What to do
Give the listing again character for character, but drop the images.

Dataset excerpt
'''

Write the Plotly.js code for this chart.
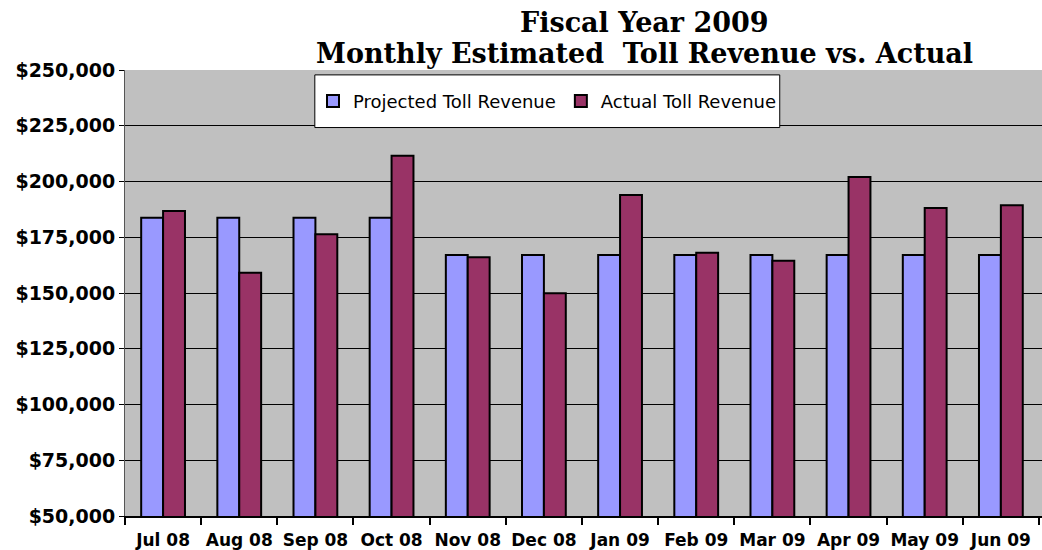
<!DOCTYPE html>
<html>
<head>
<meta charset="utf-8">
<script src="https://cdn.plot.ly/plotly-3.0.1.min.js"></script>
<style>
html,body{margin:0;padding:0;background:#fff;overflow:hidden;}
#chart{width:1042px;height:550px;}
</style>
</head>
<body>
<div id="chart"></div>
<script>
// Data
const months = ["Jul 08","Aug 08","Sep 08","Oct 08","Nov 08","Dec 08","Jan 09","Feb 09","Mar 09","Apr 09","May 09","Jun 09"];
const projected = [183700,183700,183700,183700,167000,167000,167000,167000,167000,167000,167000,167000];
const actual = [186800,159100,176300,211600,166000,149900,194000,168100,164500,202000,188100,189300];
const titleLine1 = "Fiscal Year 2009";
const titleLine2 = "Monthly Estimated  Toll Revenue vs. Actual";
const yTicks = [50000,75000,100000,125000,150000,175000,200000,225000,250000];

const traces = [
  {type:"bar", name:"Projected Toll Revenue", x:months, y:projected,
   marker:{color:"#9999FF", line:{color:"#000", width:2}}},
  {type:"bar", name:"Actual Toll Revenue", x:months, y:actual,
   marker:{color:"#993366", line:{color:"#000", width:2}}}
];

const layout = {
  width:1042, height:550,
  margin:{l:125, r:0, t:70, b:34, pad:0},
  paper_bgcolor:"#fff", plot_bgcolor:"#C0C0C0",
  barmode:"group", bargap:0.425, bargroupgap:0,
  showlegend:true,
  legend:{orientation:"h", x:0.205, y:0.930, xanchor:"left", yanchor:"middle",
          bgcolor:"rgba(0,0,0,0)", borderwidth:0,
          font:{family:"DejaVu Sans", size:18, color:"#000"}, traceorder:"normal"},
  xaxis:{type:"category", range:[-0.5, 11.54], tickson:"boundaries", tickangle:0,
         ticks:"outside", ticklen:7, tickwidth:2, tickcolor:"#000",
         showline:true, linecolor:"#000", linewidth:2, showgrid:false,
         ticklabelstandoff:8,
         tickfont:{family:"DejaVu Sans", size:17, color:"#000", weight:"bold"},
         automargin:false, fixedrange:true},
  yaxis:{range:[50000,250000], tickvals:yTicks, tickformat:"$,.0f",
         ticks:"outside", ticklen:5, tickwidth:1, tickcolor:"#000",
         showline:true, linecolor:"#555", linewidth:1,
         showgrid:true, gridcolor:"#000", gridwidth:1, zeroline:false,
         tickfont:{family:"DejaVu Sans", size:19, color:"#000", weight:"bold"},
         automargin:false, fixedrange:true},
  shapes:[
    {type:"rect", xref:"paper", yref:"paper", x0:0.207, x1:0.714, y0:0.871, y1:0.989,
     fillcolor:"#fff", line:{color:"#000", width:1}, layer:"above"}
  ],
  annotations:[
    {text:titleLine1, xref:"paper", yref:"paper", x:0.567, y:1.107, xanchor:"center", yanchor:"middle",
     showarrow:false, font:{family:"DejaVu Serif", size:27, color:"#000", weight:"bold"}},
    {text:titleLine2, xref:"paper", yref:"paper", x:0.567, y:1.036, xanchor:"center", yanchor:"middle",
     showarrow:false, font:{family:"DejaVu Serif", size:27, color:"#000", weight:"bold"}}
  ]
};

Plotly.newPlot("chart", traces, layout, {staticPlot:true, displayModeBar:false});
</script>
</body>
</html>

'''

Task result
Write the Plotly.js code for this chart.
<!DOCTYPE html>
<html>
<head>
<meta charset="utf-8">
<script src="https://cdn.plot.ly/plotly-3.0.1.min.js"></script>
<style>
html,body{margin:0;padding:0;background:#fff;overflow:hidden;}
#chart{width:1042px;height:550px;}
</style>
</head>
<body>
<div id="chart"></div>
<script>
// Data
const months = ["Jul 08","Aug 08","Sep 08","Oct 08","Nov 08","Dec 08","Jan 09","Feb 09","Mar 09","Apr 09","May 09","Jun 09"];
const projected = [183700,183700,183700,183700,167000,167000,167000,167000,167000,167000,167000,167000];
const actual = [186800,159100,176300,211600,166000,149900,194000,168100,164500,202000,188100,189300];
const titleLine1 = "Fiscal Year 2009";
const titleLine2 = "Monthly Estimated  Toll Revenue vs. Actual";
const yTicks = [50000,75000,100000,125000,150000,175000,200000,225000,250000];

const traces = [
  {type:"bar", name:"Projected Toll Revenue", x:months, y:projected,
   marker:{color:"#9999FF", line:{color:"#000", width:2}}},
  {type:"bar", name:"Actual Toll Revenue", x:months, y:actual,
   marker:{color:"#993366", line:{color:"#000", width:2}}}
];

const layout = {
  width:1042, height:550,
  margin:{l:125, r:0, t:70, b:34, pad:0},
  paper_bgcolor:"#fff", plot_bgcolor:"#C0C0C0",
  barmode:"group", bargap:0.425, bargroupgap:0,
  showlegend:true,
  legend:{orientation:"h", x:0.205, y:0.930, xanchor:"left", yanchor:"middle",
          bgcolor:"rgba(0,0,0,0)", borderwidth:0,
          font:{family:"DejaVu Sans", size:18, color:"#000"}, traceorder:"normal"},
  xaxis:{type:"category", range:[-0.5, 11.54], tickson:"boundaries", tickangle:0,
         ticks:"outside", ticklen:7, tickwidth:2, tickcolor:"#000",
         showline:true, linecolor:"#000", linewidth:2, showgrid:false,
         ticklabelstandoff:8,
         tickfont:{family:"DejaVu Sans", size:17, color:"#000", weight:"bold"},
         automargin:false, fixedrange:true},
  yaxis:{range:[50000,250000], tickvals:yTicks, tickformat:"$,.0f",
         ticks:"outside", ticklen:5, tickwidth:1, tickcolor:"#000",
         showline:true, linecolor:"#555", linewidth:1,
         showgrid:true, gridcolor:"#000", gridwidth:1, zeroline:false,
         tickfont:{family:"DejaVu Sans", size:19, color:"#000", weight:"bold"},
         automargin:false, fixedrange:true},
  shapes:[
    {type:"rect", xref:"paper", yref:"paper", x0:0.207, x1:0.714, y0:0.871, y1:0.989,
     fillcolor:"#fff", line:{color:"#000", width:1}, layer:"above"}
  ],
  annotations:[
    {text:titleLine1, xref:"paper", yref:"paper", x:0.567, y:1.107, xanchor:"center", yanchor:"middle",
     showarrow:false, font:{family:"DejaVu Serif", size:27, color:"#000", weight:"bold"}},
    {text:titleLine2, xref:"paper", yref:"paper", x:0.567, y:1.036, xanchor:"center", yanchor:"middle",
     showarrow:false, font:{family:"DejaVu Serif", size:27, color:"#000", weight:"bold"}}
  ]
};

Plotly.newPlot("chart", traces, layout, {staticPlot:true, displayModeBar:false});
</script>
</body>
</html>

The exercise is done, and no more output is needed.